Los debates entre candidatos a cargos de elección popular deberían ser obligatorios, pero no lo son. La democracia es argumentación, consenso, acuerdos entre posturas normalmente diversas y contradictorias, teniendo siempre como norte el bien común. Pero, objetivamente, los debates no son obligatorios. Además, no tenemos esa tradición, salvo exposiciones individuales de los candidatos (en días diferentes) ante los mismos periodistas o grupos económicos.

En otros países es normal ver los candidatos en debates electorales, incluso, primero dentro de sus partidos por la nominación, luego frente a los candidatos de los demás partidos del sistema. Al respecto, Estados Unidos y España llegan inmediatamente al recuerdo. Pero, y es una perogrullada, la calidad de nuestra democracia y aquéllas son diferentes. A la nuestra debemos ponerle comillas, negritas, cursivas y subrayado. Siendo casi inexistente más allá de las formas, por demás débiles, inoperantes y comprometidas con la degradación, el pasado y las peores prácticas.

Ahora, si bien la política se nutre de realidades, los políticos deberían ser coherentes y no cambiar según las circunstancias. Algunos siempre han querido el debate, otros no lo querían antes, por sentirse fuertes e imbatibles, y ahora sí por estar en desventaja. Es decir, argumentaban que “quien está arriba no debate, no pelea”, con una postura poco democrática y nada deliberativa. También, no se puede excluir candidatos porque las encuestas los coloquen más allá del tercer lugar. En la democracia, casi hasta etimológicamente, las minorías deben ser escuchadas, incluso sus propuestas podrían ser hasta mejores que las de los grupos que representan a las mayorías nacionales y se les debe dar el escenario para plantearlas en condiciones de igualdad.

Pero ya no habrá debate, lo cual, en el fondo, no es sorpresa. No era obligatorio, ni tenemos tradición, pero era buen momento para empezar y contrastar las ideas de los candidatos sobre diversos temas de la agenda nacional, con reglas claras para que no se constituyera en un espectáculo.

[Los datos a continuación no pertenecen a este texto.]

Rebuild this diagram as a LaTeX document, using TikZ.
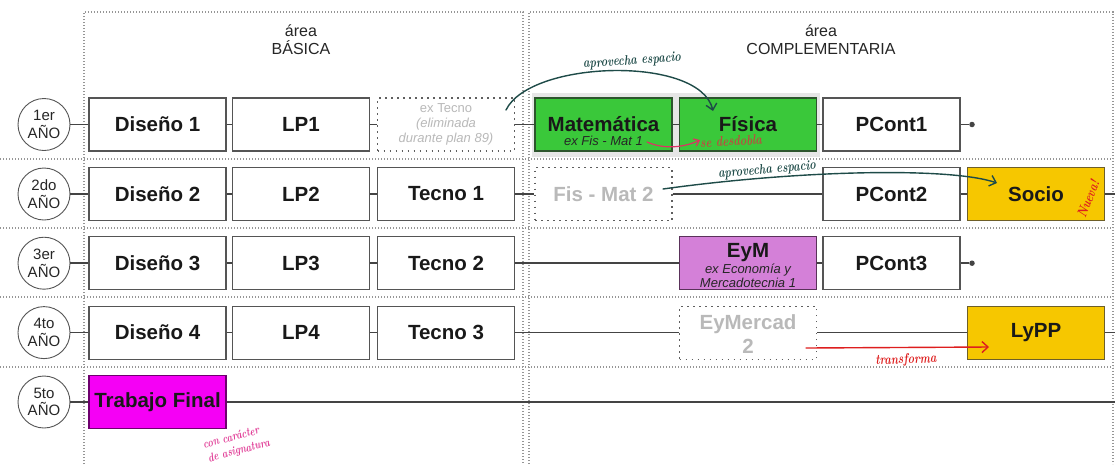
\documentclass[tikz,border=0pt]{standalone}
\usepackage{fontspec}
\setsansfont{Liberation Sans}
\usetikzlibrary{arrows.meta,calc}

\definecolor{linegray}{RGB}{68,68,68}
\definecolor{boxedge}{RGB}{85,85,85}
\definecolor{dotgray}{RGB}{150,150,150}
\definecolor{ghosttext}{RGB}{185,185,185}
\definecolor{ghostedge}{RGB}{95,95,95}
\definecolor{matgreen}{RGB}{58,200,58}
\definecolor{greenedge}{RGB}{45,85,45}
\definecolor{goldfill}{RGB}{246,199,0}
\definecolor{goldedge}{RGB}{110,95,40}
\definecolor{orchidfill}{RGB}{212,128,216}
\definecolor{orchidedge}{RGB}{90,50,90}
\definecolor{magfill}{RGB}{245,0,245}
\definecolor{magedge}{RGB}{110,0,110}
\definecolor{shadowgray}{RGB}{230,230,230}
\definecolor{inkteal}{RGB}{30,75,72}
\definecolor{inkred}{RGB}{222,30,30}
\definecolor{inkpink}{RGB}{222,50,100}
\definecolor{inkbrown}{RGB}{190,75,65}
\definecolor{inkmagenta}{RGB}{225,60,150}

% narrow pen-like lettering for the notes
\newcommand\handw[1]{\scalebox{0.78}[1]{#1}}

\tikzset{
  yearnode/.style={circle, draw=boxedge, line width=0.9pt, minimum size=52pt,
    inner sep=0pt, align=center, fill=white, text=black!85,
    font=\sffamily\fontsize{15}{17.5}\selectfont},
  course/.style={rectangle, draw=boxedge, line width=1.2pt, minimum width=137pt,
    minimum height=53pt, inner sep=0pt, fill=white, text=black!90,
    font=\sffamily\bfseries\fontsize{20.5}{23}\selectfont},
  ghostbox/.style={course, draw=ghostedge, dash pattern=on 1.6pt off 4.4pt,
    text=ghosttext},
  greenbox/.style={course, fill=matgreen, draw=greenedge},
  goldbox/.style={course, fill=goldfill, draw=goldedge},
  orchidbox/.style={course, fill=orchidfill, draw=orchidedge},
  magbox/.style={course, fill=magfill, draw=magedge},
  boxtitle/.style={inner sep=0pt, text=black!90,
    font=\sffamily\bfseries\fontsize{20.5}{23}\selectfont},
  boxsub/.style={inner sep=0pt, text=black!85,
    font=\sffamily\itshape\fontsize{13}{15}\selectfont},
  heading/.style={align=center, inner sep=0pt, text=black!85,
    font=\sffamily\fontsize{16}{18}\selectfont},
  conn/.style={draw=linegray, line width=1.5pt},
  enddot/.style={circle, fill=linegray, inner sep=0pt, minimum size=5.5pt},
  arealine/.style={draw=dotgray, line width=1.2pt, dash pattern=on 1.2pt off 1.8pt},
  handtext/.style={inner sep=0pt, font=\rmfamily\bfseries\itshape\fontsize{14}{15}\selectfont},
  handarrow/.style={line width=1.4pt, line cap=round,
    -{Straight Barb[length=6pt,width=11pt,line width=1.4pt]}},
}

\begin{document}
\begin{tikzpicture}[x=1pt,y=-1pt]
\useasboundingbox (0,0) rectangle (1115,464);
\fill[white] (0,0) rectangle (1115,464);

% area frames and row separators
\draw[arealine] (84,464) -- (84,12) -- (523,12) -- (523,464);
\draw[arealine] (529,464) -- (529,12) -- (1113,12) -- (1113,464);
\foreach \yy in {159,228,297,367}
  \draw[arealine] (0,\yy) -- (1113,\yy);

\node[heading] (hbas) at (301,40) {área\\BÁSICA};
\node[heading] (hcom) at (821,40) {área\\COMPLEMENTARIA};

% light backdrop behind the split mathematics/physics pair
\fill[shadowgray] (532,93) rectangle (820,157);

% ---------- year 1 ----------
\node[yearnode] (y1) at (44,124.5) {1er\\AÑO};
\node[course] (dis1) at (157.5,124.5) {Diseño 1};
\node[course] (lp1) at (301,124.5) {LP1};
\node[ghostbox, align=center, font=\sffamily\fontsize{13}{15}\selectfont] (extec) at (446,124.5)
  {ex Tecno\\\textit{(eliminada}\\\textit{durante plan 89)}};
\node[greenbox] (mat) at (603.5,124.5) {};
\node[boxtitle] (mattit) at (603.5,124.5) {Matemática};
\node[boxsub, anchor=base] (matsub) at (603.5,145) {ex Fis - Mat 1};
\node[greenbox] (fis) at (748,124.5) {Física};
\node[course] (pc1) at (891.5,124.5) {PCont1};
\node[enddot] (d1) at (972,124.5) {};
\draw[conn] (y1) -- (dis1);
\draw[conn] (dis1) -- (lp1);
\draw[conn] (lp1) -- (extec);
\draw[conn] (extec) -- (mat);
\draw[conn] (mat) -- (fis);
\draw[conn] (fis) -- (pc1);
\draw[conn] (pc1) -- (d1);

% ---------- year 2 ----------
\node[yearnode] (y2) at (44,194) {2do\\AÑO};
\node[course] (dis2) at (157.5,194) {Diseño 2};
\node[course] (lp2) at (301,194) {LP2};
\node[course] (tec1) at (446,194) {Tecno 1};
\node[ghostbox] (fm2) at (603.5,194) {Fis - Mat 2};
\node[course] (pc2) at (891.5,194) {PCont2};
\node[goldbox] (soc) at (1036,194) {Socio};
\coordinate (r2end) at (1115,194);
\draw[conn] (y2) -- (dis2);
\draw[conn] (dis2) -- (lp2);
\draw[conn] (lp2) -- (tec1);
\draw[conn] (tec1) -- (fm2);
\draw[conn] (fm2) -- (pc2);
\draw[conn] (pc2) -- (soc);
\draw[conn] (soc) -- (r2end);

% ---------- year 3 ----------
\node[yearnode] (y3) at (44,263.2) {3er\\AÑO};
\node[course] (dis3) at (157.5,263.2) {Diseño 3};
\node[course] (lp3) at (301,263.2) {LP3};
\node[course] (tec2) at (446,263.2) {Tecno 2};
\node[orchidbox] (eym) at (748,263.2) {};
\node[boxtitle, anchor=base] (eymtit) at (748,257) {EyM};
\node[boxsub, anchor=base] (eymsub1) at (748,273) {ex Economía y};
\node[boxsub, anchor=base] (eymsub2) at (748,287) {Mercadotecnia 1};
\node[course] (pc3) at (891.5,263.2) {PCont3};
\node[enddot] (d3) at (972,263.2) {};
\draw[conn] (y3) -- (dis3);
\draw[conn] (dis3) -- (lp3);
\draw[conn] (lp3) -- (tec2);
\draw[conn] (tec2) -- (eym);
\draw[conn] (eym) -- (pc3);
\draw[conn] (pc3) -- (d3);

% ---------- year 4 ----------
\node[yearnode] (y4) at (44,332.6) {4to\\AÑO};
\node[course] (dis4) at (157.5,332.6) {Diseño 4};
\node[course] (lp4) at (301,332.6) {LP4};
\node[course] (tec3) at (446,332.6) {Tecno 3};
\node[ghostbox, align=center] (eym2) at (748,332.6) {};
\node[boxtitle, anchor=base, text=ghosttext] (eym2a) at (748,329) {EyMercad};
\node[boxtitle, anchor=base, text=ghosttext] (eym2b) at (748,353) {2};
\node[goldbox] (lypp) at (1036,332.6) {LyPP};
\coordinate (r4end) at (1115,332.6);
\draw[conn] (y4) -- (dis4);
\draw[conn] (dis4) -- (lp4);
\draw[conn] (lp4) -- (tec3);
\draw[conn] (tec3) -- (eym2);
\draw[conn] (eym2) -- (lypp);
\draw[conn] (lypp) -- (r4end);

% ---------- year 5 ----------
\node[yearnode] (y5) at (44,402) {5to\\AÑO};
\node[magbox] (tf) at (157.5,402) {Trabajo Final};
\coordinate (r5end) at (1115,402);
\draw[conn] (y5) -- (tf);
\draw[conn] (tf) -- (r5end);

% ---------- hand-written notes ----------
\coordinate (a1s) at (506,110);
\coordinate (a1e) at (713,111);
\draw[inkteal, handarrow] (a1s) .. controls (530,60) and (700,55) .. (a1e);
\node[handtext, text=inkteal, rotate=4] (n1) at (632,61) {\handw{aprovecha espacio}};

\coordinate (a2s) at (663,189);
\coordinate (a2e) at (997,183);
\draw[inkteal, handarrow] (a2s) .. controls (800,170) and (950,167) .. (a2e);
\node[handtext, text=inkteal, rotate=5] (n2) at (767,170) {\handw{aprovecha espacio}};

\coordinate (a3s) at (647,142);
\coordinate (a3e) at (700,140);
\draw[inkpink, line width=1.2pt, line cap=round,
  -{Straight Barb[length=5pt,width=8pt,line width=1.2pt]}]
  (a3s) .. controls (665,150) and (685,147) .. (a3e);
\node[handtext, text=inkbrown, rotate=3] (n3) at (731,141) {\handw{se desdobla}};

\coordinate (a4s) at (806,348);
\coordinate (a4e) at (989,347);
\draw[inkred, handarrow] (a4s) -- (a4e);
\node[handtext, text=inkred, rotate=2] (n4) at (906,360) {\handw{transforma}};

\node[handtext, text=inkred, rotate=68] (n5) at (1088,199) {\handw{Nueva!}};

\node[handtext, text=inkmagenta, rotate=15,
  font=\rmfamily\bfseries\itshape\fontsize{12}{13}\selectfont] (n6a) at (231,437) {\handw{con carácter}};
\node[handtext, text=inkmagenta, rotate=15,
  font=\rmfamily\bfseries\itshape\fontsize{12}{13}\selectfont] (n6b) at (239,451) {\handw{de asignatura}};
\end{tikzpicture}
\end{document}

De esta forma sabríamos qué piensan los candidatos, por ejemplo, sobre la corrupción, la calidad de la educación, la investigación y los déficit tecnológicos nacionales; sobre el sistema de justicia que padecemos; sobre el medio ambiente y los recursos naturales, sobre la preservación de nuestros bosques, talados en complicidad entre militares y civiles en detrimento del país; sobre la institucionalidad, el estado de derecho y la seguridad ciudadana, temas con altas incidencias en todas las encuestas nacionales.

También, qué opinan sobre el sistema de pensiones y las AFP. Sobre los grandes temas de la economía, el dólar en franca alza, las remesas detenidas, el turismo en su menor nivel histórico y la deuda externa en niveles casi insostenibles. Cuáles son sus propuestas sobre esos y otros temas, como manejarían estas inéditas situaciones. Y no solo el cómo lo dicen, pues no es un asunto de elocuencia, sino de los datos que manejan sobre las reales posibilidades de alcanzar los objetivos propuestos: con cuales normas, de donde saldrán los fondos, y cómo funcionarían los órganos de fiscalización y control.

Pero no hubo debates. Guardaré este trabajo, quizás en cuatro años aún tenga actualidad.